Quel jugement devrait porter un Latino-Américain engagé dans la lutte pour la justice sociale, la démocratie et la solidarité entre les peuples du monde entier, face à la réforme de la Charte? Il est difficile de répondre à cette question car la personne qui voit le monde sous cet angle envisage normalement les questions internationales à partir d'un point de vue complètement différent de celui des dirigeants des pays capitalistes.

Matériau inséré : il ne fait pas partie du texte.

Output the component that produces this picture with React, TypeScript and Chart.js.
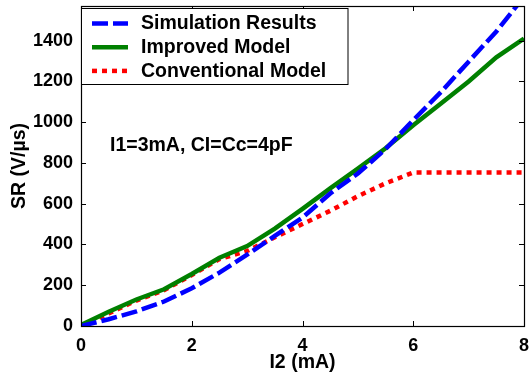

La Charte de l'OEA est un problème face aux relations entre la puissance nord-américaine et les élites qui gouvernent les pays de l'hémisphère. Ces gouvernements maintiennent les populations de leurs pays sous des régimes qui n'ont de démocratique que l'apparence alors que le problème prioritaire de ces populations totalement écrasées consiste à trouver des moyens pour secouer le joug des élites et prendre possession des destins politiques de leurs patries. La réforme autorisera l'OEA à intervenir dans les pays membres chaque fois que se produiront des événements qui porteront atteinte au «régime représentatif institutionnel». Comme les juges de ces événements seront les représentants des élites «criollas» et des États-Unis réunis en Assemblée générale de l'OEA, le changement prétendu n'est pas autre chose qu'un expédient de plus pour réprimer les mouvements populaires ou pour destituer les gouvernements qui décideraient d'entreprendre des transformations véritablement démocratiques dans leurs pays.

Une seconde difficulté se réfère à la nature même des institutions de droit international qui sont des créations des États européens tout au long d'une domination multiséculaire et, de façon spéciale, durant la phase où se sont constitués les grands empires coloniaux. Ces normes, la plupart du temps, réglementent des disputes qui en fait n'on rien à voir avec les véritables problèmes et les véritables sentiments des populations d'Amérique latine. Voilà pourquoi il est difficile d'apprécier ces normes pour quelqu'un qui voit le monde avec d'autres yeux et qui raisonne juridiquement à partir de prémisses et d'objectifs différents de ceux qui guident les grandes puissances. Par exemple, comment appliquer le principe de la non-intervention dans le cas de Noriega, un ex-agent de la CIA, placé par les États-Unis à la tête du gouvernement de Panama, destitué quelques années plus tard par les troupes américaines, exilé en territoire américain où il est emprisonné sous l'accusation d'être un narcotrafiquant? Quand a eu lieu la transgression du principe de la non-intervention?

Tout cela n'exempte pas bien sûr le Latino-Américain conscient de son obligation civique de prendre au sérieux la dimension internationale de sa lutte pour la démocratie. Pour la remplir parfaitement, il a besoin de s'appliquer à construire d'autres forums et d'autres instances de dialogue entre les peuples du Continent, forums qui s'appuieront véritablement sur les principes d'égalité et de solidarité entre les nations-soeurs.